Maya, daughter to Ricardo & Elaine, is seeking answers to her father’s past and is pouring over letters, recording and anything she can get her hands on to fill in the blanks.  She had my sympathy because the way her mother handled her father’s incarceration was so, foolish and childish, Maya had no other alternative than to throw herself into what appears to be futile investigations into the recent past of her father.  I understood Maya’s drive, yet there were points where I wanted to throttle her.  It may have been a cultural difference, but she was so melodramatic at points I just wanted her to shut up and sit in a corner.  But unfortunately, because of her circumstances I could understand her actions or reactions to the things going on around her.

As for the mother of Antonio’s child, Aura.  I hated her.  It was clear to me that she had motive to get pregnant and did so posthaste in order to cement her connection with Bogotá.  I think Antonio was a convenient pawn and that she was more selfish than anything.  Her machinations and manipulations were typical of females who rely solely on their sexuality, ability to procreate and ensnare a promising young man ultimately backfired on her.  Despite this, she still whined and manipulated until the very end (even when we don’t know what happens once Antonio returns to Bogotá).

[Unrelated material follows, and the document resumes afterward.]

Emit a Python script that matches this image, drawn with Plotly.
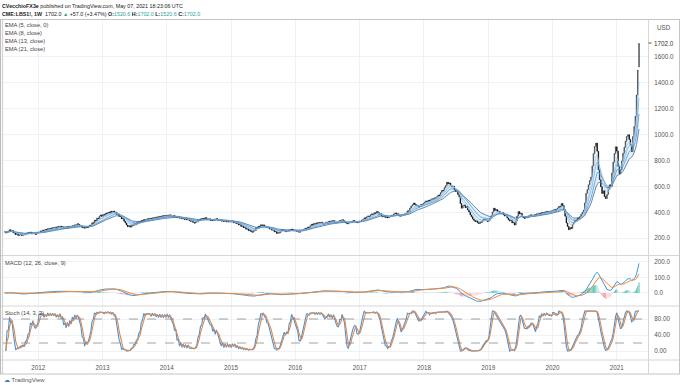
import pandas as pd
import numpy as np
import plotly.graph_objects as go

# ---------------- data (weekly closes, CME:LBS1!) ----------------
closes_2011 = [250, 241, 256, 249, 266, 255, 259, 243, 240, 229, 236, 222, 226, 233, 221, 230, 227, 239, 232, 244,
               240, 247, 233, 242, 236, 229, 247, 241]
closes_2012 = [247, 256, 250, 264, 255, 268, 262, 274, 265, 279, 271, 282, 274, 287, 276, 290, 282, 294, 280, 289,
               277, 288, 279, 291, 282, 293, 286, 297, 291, 304, 296, 312, 306, 292, 297, 281, 289, 278, 291, 282,
               287, 301, 296, 320, 314, 339, 333, 356, 350, 371, 380, 368]
closes_2013 = [384, 376, 393, 387, 401, 392, 408, 398, 410, 396, 401, 383, 388, 368, 372, 349, 355, 331, 318, 302,
               289, 297, 286, 303, 296, 312, 303, 320, 311, 330, 322, 337, 328, 344, 334, 343, 351, 339, 355, 346,
               358, 349, 362, 352, 366, 357, 370, 361, 374, 365, 376, 368]
closes_2014 = [378, 369, 381, 372, 365, 376, 363, 370, 359, 367, 355, 362, 350, 358, 345, 353, 341, 349, 336, 331,
               338, 322, 317, 330, 325, 343, 336, 350, 342, 356, 347, 359, 350, 344, 351, 338, 343, 337, 348, 341,
               352, 343, 337, 345, 332, 339, 330, 336, 327, 334, 325, 331]
closes_2015 = [326, 333, 320, 326, 313, 318, 302, 308, 291, 296, 282, 287, 270, 274, 259, 265, 252, 247, 262, 258,
               281, 276, 294, 289, 304, 297, 303, 288, 293, 280, 285, 271, 276, 262, 266, 250, 254, 237, 246, 241,
               256, 266, 257, 263, 251, 260, 254, 266, 259, 271, 262, 257]
closes_2016 = [262, 254, 258, 246, 256, 262, 258, 270, 277, 271, 286, 280, 296, 308, 300, 314, 306, 319, 311, 322,
               314, 324, 316, 309, 317, 324, 318, 330, 322, 335, 327, 336, 326, 321, 330, 325, 337, 330, 343, 336,
               327, 321, 311, 317, 326, 320, 331, 337, 326, 330, 319, 324, 333]
closes_2017 = [329, 341, 346, 358, 352, 366, 372, 366, 381, 388, 382, 397, 391, 407, 398, 384, 390, 371, 366, 373,
               360, 369, 357, 364, 368, 378, 373, 388, 395, 383, 389, 376, 370, 379, 385, 378, 390, 394, 412, 405,
               432, 448, 458, 472, 460, 449, 454, 441, 450, 462, 457, 470]
closes_2018 = [478, 488, 481, 494, 486, 497, 505, 498, 512, 507, 522, 534, 528, 552, 570, 564, 590, 606, 632, 618,
               626, 608, 596, 602, 574, 560, 566, 538, 520, 468, 432, 450, 457, 436, 445, 418, 402, 380, 366, 349,
               338, 329, 334, 320, 314, 328, 324, 340, 347, 337, 341, 329]
closes_2019 = [338, 356, 371, 402, 432, 414, 421, 404, 410, 396, 392, 399, 381, 372, 378, 356, 343, 334, 341, 318,
               322, 302, 334, 372, 406, 388, 393, 368, 361, 354, 366, 359, 373, 366, 381, 377, 369, 382, 376, 389,
               383, 394, 386, 399, 392, 403, 397, 408, 405, 398, 411, 407]
closes_2020 = [414, 421, 410, 426, 433, 446, 441, 468, 452, 422, 370, 318, 291, 266, 284, 276, 307, 323, 340, 334,
               358, 351, 368, 386, 399, 418, 472, 547, 575, 612, 645, 672, 758, 852, 908, 934, 871, 728, 652, 598,
               545, 566, 521, 506, 538, 574, 612, 598, 703, 786, 853, 905]
closes_2021 = [872, 756, 698, 728, 796, 855, 902, 948, 985, 998, 962, 921, 868, 984, 1062, 1140, 1305, 1497, 1702]

last_bar = {"open": 1520.6, "high": 1702.0, "low": 1520.6, "close": 1702.0}
first_week = "2011-06-24"

price_ticks = [200, 400, 600, 800, 1000, 1200, 1400, 1600]
macd_ticks = [0, 100, 200]
stoch_ticks = [0, 40, 80]

# ---------------- series ----------------
close = (closes_2011 + closes_2012 + closes_2013 + closes_2014 + closes_2015 + closes_2016 +
         closes_2017 + closes_2018 + closes_2019 + closes_2020 + closes_2021)
dates = pd.date_range(first_week, periods=len(close), freq="W-FRI")
s = pd.Series(close, index=dates, dtype=float)
opens = [close[0]] + close[:-1]
opens[-1] = last_bar["open"]
highs = [max(o, c) for o, c in zip(opens, close)]
lows = [min(o, c) for o, c in zip(opens, close)]
highs[-1] = last_bar["high"]
lows[-1] = last_bar["low"]

ema = {n: s.ewm(span=n, adjust=False).mean() for n in (5, 8, 13, 21)}
macd = s.ewm(span=12, adjust=False).mean() - s.ewm(span=26, adjust=False).mean()
signal = macd.ewm(span=9, adjust=False).mean()
hist = macd - signal
hprev = hist.shift(1).fillna(0)
hcol = []
for h, p in zip(hist, hprev):
    if h >= 0:
        hcol.append("#6cc7ba" if h >= p else "#c2e8e2")
    else:
        hcol.append("#ffd3d8" if h >= p else "#f4a3aa")

hs = pd.Series(highs, index=dates)
ls = pd.Series(lows, index=dates)
hh = hs.rolling(14, min_periods=1).max()
ll = ls.rolling(14, min_periods=1).min()
raw = 100 * (s - ll) / (hh - ll).replace(0, np.nan)
k = raw.rolling(3, min_periods=1).mean()
d = k.rolling(3, min_periods=1).mean()

# ---------------- helpers ----------------
W, H = 680, 385
def px(x): return x / W
def py(y): return 1 - y / H

FONT = "Liberation Sans, Arial, sans-serif"
GRID = "#eef1f6"
SEP = "#d6d6d6"

x0, x1 = px(3), px(648)
dom_price = [py(255), py(20)]
dom_macd = [py(306), py(255)]
dom_stoch = [py(360), py(306)]

fig = go.Figure()

# EMAs with fill
fig.add_trace(go.Scatter(x=dates, y=ema[21], mode="lines", line=dict(color="#3f6fa5", width=0.8),
                         xaxis="x", yaxis="y", hoverinfo="skip"))
fig.add_trace(go.Scatter(x=dates, y=ema[5], mode="lines", line=dict(color="#9ccdf2", width=0.8),
                         fill="tonexty", fillcolor="rgba(120,185,235,0.2)",
                         xaxis="x", yaxis="y", hoverinfo="skip"))
fig.add_trace(go.Scatter(x=dates, y=ema[8], mode="lines", line=dict(color="#78b6e6", width=0.8),
                         xaxis="x", yaxis="y", hoverinfo="skip"))
fig.add_trace(go.Scatter(x=dates, y=ema[13], mode="lines", line=dict(color="#5a93cc", width=0.8),
                         xaxis="x", yaxis="y", hoverinfo="skip"))

fig.add_trace(go.Candlestick(x=dates, open=opens, high=highs, low=lows, close=close,
                             increasing=dict(line=dict(color="#333333", width=0.6), fillcolor="#8a8a8a"),
                             decreasing=dict(line=dict(color="#000000", width=0.6), fillcolor="#000000"),
                             whiskerwidth=0, xaxis="x", yaxis="y", hoverinfo="skip"))

# MACD
fig.add_trace(go.Bar(x=dates, y=hist, marker=dict(color=hcol, line=dict(width=0)),
                     xaxis="x2", yaxis="y2", hoverinfo="skip"))
fig.add_trace(go.Scatter(x=dates, y=macd, mode="lines", line=dict(color="#3d97e0", width=1),
                         xaxis="x2", yaxis="y2", hoverinfo="skip"))
fig.add_trace(go.Scatter(x=dates, y=signal, mode="lines", line=dict(color="#ef8a3a", width=1),
                         xaxis="x2", yaxis="y2", hoverinfo="skip"))

# Stoch
fig.add_trace(go.Scatter(x=dates, y=k, mode="lines", line=dict(color="#4f8fcf", width=1.1),
                         xaxis="x3", yaxis="y3", hoverinfo="skip"))
fig.add_trace(go.Scatter(x=dates, y=d, mode="lines", line=dict(color="#dc8a50", width=1.1),
                         xaxis="x3", yaxis="y3", hoverinfo="skip"))

xr = ["2011-06-15", "2021-06-27"]
xcommon = dict(range=xr, domain=[x0, x1], showgrid=True, gridcolor=GRID, gridwidth=1,
               dtick="M12", tick0="2012-01-01", zeroline=False, showline=False, ticks="")
tickfont = dict(family=FONT, size=6.3, color="#555")
ycommon = dict(side="right", tickfont=tickfont, showgrid=True, gridcolor=GRID, zeroline=False,
               ticks="outside", ticklen=4, tickcolor="rgba(0,0,0,0)", ticklabelstandoff=0)

fig.update_layout(
    width=W, height=H, margin=dict(l=0, r=0, t=0, b=0),
    paper_bgcolor="white", plot_bgcolor="white", showlegend=False,
    bargap=0.1,
    xaxis=dict(**xcommon, anchor="y", showticklabels=False, rangeslider=dict(visible=False)),
    xaxis2=dict(**xcommon, anchor="y2", matches="x", showticklabels=False),
    xaxis3=dict(**xcommon, anchor="y3", matches="x", showticklabels=True, tickformat="%Y",
                tickfont=tickfont, ticklabelstandoff=3),
    yaxis=dict(**ycommon, domain=dom_price, range=[71, 1883], anchor="x",
               tickvals=price_ticks, ticktext=[f"{v:.1f}" for v in price_ticks]),
    yaxis2=dict(**ycommon, domain=dom_macd, range=[-84, 245], anchor="x2",
                tickvals=macd_ticks, ticktext=[f"{v:.1f}" for v in macd_ticks]),
    yaxis3=dict(**ycommon, domain=dom_stoch, range=[-22.5, 112.5], anchor="x3",
                tickvals=stoch_ticks, ticktext=[f"{v:.2f}" for v in stoch_ticks]),
)

shapes = []
def hline(y, xa=0, xb=680, color=SEP, width=1):
    shapes.append(dict(type="line", xref="paper", yref="paper", x0=px(xa), x1=px(xb),
                       y0=py(y), y1=py(y), line=dict(color=color, width=width)))
def vline(x, ya, yb, color=SEP, width=1):
    shapes.append(dict(type="line", xref="paper", yref="paper", x0=px(x), x1=px(x),
                       y0=py(ya), y1=py(yb), line=dict(color=color, width=width)))

hline(19.5, color="#c4c4c4")
hline(255.5)
hline(306)
hline(360)
hline(374, color="#c4c4c4")
vline(0.6, 19.5, 374, color="#b5b5b5")
vline(2.6, 19.5, 374, color="#cfcfcf")
vline(648.5, 19.5, 374)
vline(679.5, 19.5, 374, color="#c4c4c4")
hline(43, 648.5, 651.5, color="#555")
# stoch bands
for lvl in (80, 20):
    shapes.append(dict(type="line", xref="paper", yref="y3", x0=x0, x1=x1, y0=lvl, y1=lvl,
                       line=dict(color="#8c8c8c", width=0.8, dash="dash")))
fig.update_layout(shapes=shapes)

ann = []
def text(x, y, t, size=5.8, color="#333", xanchor="left"):
    ann.append(dict(x=px(x), y=py(y), xref="paper", yref="paper", text=t, showarrow=False,
                    xanchor=xanchor, yanchor="middle", borderpad=0,
                    font=dict(family=FONT, size=size, color=color)))

teal = "#26a69a"
text(1, 6, "<b>CVecchioFX3e</b> published on TradingView.com, May 07, 2021 18:23:06 UTC", size=5.35, color="#222")
text(1, 14, "<b>CME:LBS1!, 1W</b>  1702.0 <span style='color:%s'>▲</span> +57.0 (+3.47%%) "
            "<b>O:</b><span style='color:%s'>1520.6</span> <b>H:</b><span style='color:%s'>1702.0</span> "
            "<b>L:</b><span style='color:%s'>1520.6</span> <b>C:</b><span style='color:%s'>1702.0</span>"
            % (teal, teal, teal, teal, teal), size=5.35, color="#222")
text(4, 25, "EMA (5, close, 0)", size=5.7, color="#444")
text(4, 33, "EMA (8, close)", size=5.7, color="#444")
text(4, 41, "EMA (13, close)", size=5.7, color="#444")
text(4, 49, "EMA (21, close)", size=5.7, color="#444")
text(4, 263, "MACD (12, 26, close, 9)", size=5.7, color="#444")
text(4, 313, "Stoch (14, 3, 3)", size=5.7, color="#444")
text(656, 27, "USD", size=6.3, color="#555")
text(653, 43, "1702.0", size=6.3, color="#333")
text(3, 379.5, "<span style='color:#2a7fd4'>☁</span> TradingView", size=6, color="#555")
fig.update_layout(annotations=ann)

fig.write_html("out.html", config={"displayModeBar": False, "staticPlot": True},
               post_script="document.body.style.margin='0';document.body.style.overflow='hidden';")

The landscape of the book is amazing.  I could clearly see the situations in which each person was living, whether it was self-imposed ignorance or the over-protective nature of others that causes them to be unaware and helpless.   While the society was dangerous, there appeared to be this happily oblivious mindset that baffled me.  I would have loved further explanations surrounding Ricardo’s capture and later events in his life.  I would have loved to find out if Antonio was truly rid of the idiot Aura, however, such was not my lot in this book.  Again, it is so well written and beautifully translated. There are some lulling points, but overall it was a good read.

Lady Esbe read the Riverhead Hardcover version of this book.